Warm acceptance of clients for who they are, understanding them as unique individuals, and being authentic in the relationship with them are essential for successful coaching.

Individuals have a natural bent to self-actualize and move toward growth; this assumption is demonstrated by the focus on unlocking potential or facilitating development.

Every individual has a capacity, even yearning, for growth and fulfillment.


Humanistic Stance as a Foundation for Coaching

Regardless of additional techniques or theoretical approaches, the humanistic stance is a shared orientation in coaching; these values, assumptions, and concepts are foundational characteristics of coaching, and it is essential to build these into any coherent model of coaching.

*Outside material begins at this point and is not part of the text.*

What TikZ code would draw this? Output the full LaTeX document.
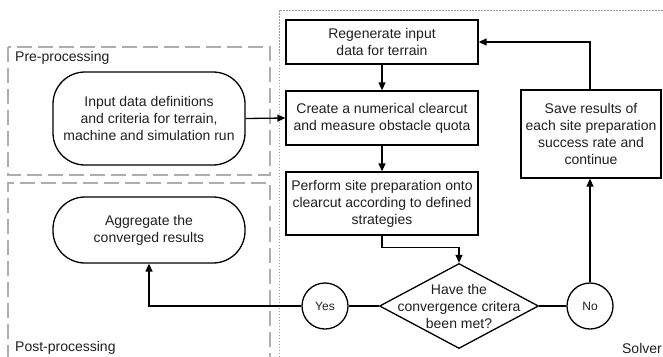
\documentclass[tikz,border=0pt]{standalone}
\usepackage{fontspec}
\setmainfont{Liberation Sans}
\usetikzlibrary{arrows.meta,shapes.geometric}
\begin{document}
\begin{tikzpicture}[x=1pt,y=-1pt,
  txt/.style={font=\fontsize{14}{17}\selectfont,align=center,text=black!88},
  stepbox/.style={txt,draw,line width=1.3pt,rectangle,inner sep=0pt},
  terminal/.style={txt,draw,line width=1.3pt,rectangle,rounded corners=32pt,inner sep=0pt},
  decision/.style={draw,line width=1.3pt,diamond,inner sep=0pt},
  answer/.style={draw,line width=1.3pt,circle,inner sep=0pt,minimum size=46pt,text=black!88,font=\fontsize{12}{14}\selectfont},
  flow/.style={line width=1.3pt,-{Triangle[length=8pt,width=7pt]}},
  link/.style={line width=1.3pt},
  region/.style={draw=black!32,line width=1.4pt,dash pattern=on 15pt off 6pt},
  solverregion/.style={draw=black!40,line width=0.8pt,dash pattern=on 1.5pt off 1.5pt},
  regionlabel/.style={font=\fontsize{14}{17}\selectfont,text=black!88,inner sep=0pt}
]
\useasboundingbox (0,0) rectangle (663,356);

% process regions
\draw[solverregion] (279,357) -- (279,10) -- (664,10);
\draw[region] (8,47) rectangle (270,175);
\draw[region] (8,360) -- (8,183) -- (270,183) -- (270,360);
\node[regionlabel,anchor=west] (prelabel) at (15,58) {Pre-processing};
\node[regionlabel,anchor=west] (postlabel) at (15,348) {Post-processing};
\node[regionlabel,anchor=east] (solverlabel) at (662,348) {Solver};

% flowchart nodes
\node[terminal,minimum width=192pt,minimum height=93pt] (input) at (149,118.5)
  {Input data definitions\\and criteria for terrain,\\machine and simulation run};
\node[terminal,minimum width=192pt,minimum height=66pt] (aggregate) at (149,230)
  {Aggregate the\\converged results};
\node[stepbox,minimum width=192pt,minimum height=44pt] (regen) at (382,42)
  {Regenerate input\\data for terrain};
\node[stepbox,minimum width=192pt,minimum height=54pt] (create) at (382,118)
  {Create a numerical clearcut\\and measure obstacle quota};
\node[stepbox,minimum width=192pt,minimum height=63pt] (perform) at (382,203.5)
  {Perform site preparation onto\\clearcut according to defined\\strategies};
\node[stepbox,minimum width=140pt,minimum height=88pt] (save) at (591,134)
  {Save results of\\each site preparation\\success rate and\\continue};
\node[decision,minimum width=159pt,minimum height=85pt] (check) at (459,306) {};
\node[txt] (checktext) at (check.center) {Have the\\convergence critera\\been met?};
\node[answer] (yes) at (325,306) {Yes};
\node[answer] (no) at (590,306) {No};

% connectors
\draw[flow] (input.east) -- (create.west);
\draw[flow] (regen) -- (create);
\draw[flow] (create) -- (perform);
\draw[flow] (perform.south) -- ++(0,12) -| (check.north);
\draw[link] (check.west) -- (yes.east);
\draw[link] (check.east) -- (no.west);
\draw[flow] (yes.west) -| (aggregate.south);
\draw[flow] (no.north) -- (save.south -| no.north);
\draw[flow] (save.north -| no.north) |- (regen.east);
\end{tikzpicture}
\end{document}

Limitations of the Person-Centered Approach in Coaching

The person-centered stance is an excellent place to begin a coach-client relationship but may not be a good place to remain as the coaching process develops. Content knowledge, assessment skills, and motivational techniques are essential in executive coaching. You may complement the core conditions of the person-centered approach with insights from other theoretical perspectives.



Life coaching: Clients may know they want to change the direction of their life but struggle to hear their inner voice about the best way to move forward. Help them think through relationship choices, manage stressful situations, and explore values, beliefs, and assumptions.

Career coaching is suited to assist individuals in discovering what they want to do in their working lives and developing a strategy to achieve it. It is most suitable for clients with relevant information who struggle to choose their direction. A person-centered approach can serve to build up self-direction.

Development work: The person-centered approach is grounded in the idea of intrinsic motivation. It is helpful for developmental work in which the client is invested in making new decisions, understanding their values and beliefs, becoming authentic, or discovering a new purpose.

In organizational context: The client organization may have a particular goal for the client. Informed by the principled stance of non-directivity and going with the client’s direction, the person-centered coach will always stay with the client’s agenda. This can be problematic if they are employed by an organization whose goals differ from the client’s.

Executive and leadership coaching often focuses on organizational performance. In so far as the client is also focused on corporate aims, the person-centered coach will stay with that agenda. If the client’s plan shifted, the coach would stay with the client’s agenda. Moving towards a personal agenda may still benefit the organization since the client’s increase in self-understanding and developing social and emotional skills will affect decision-making and the ability to relate to others.

In the case of performance coaching, generally, person-centered coaching does not set out to achieve goals against set performance criteria.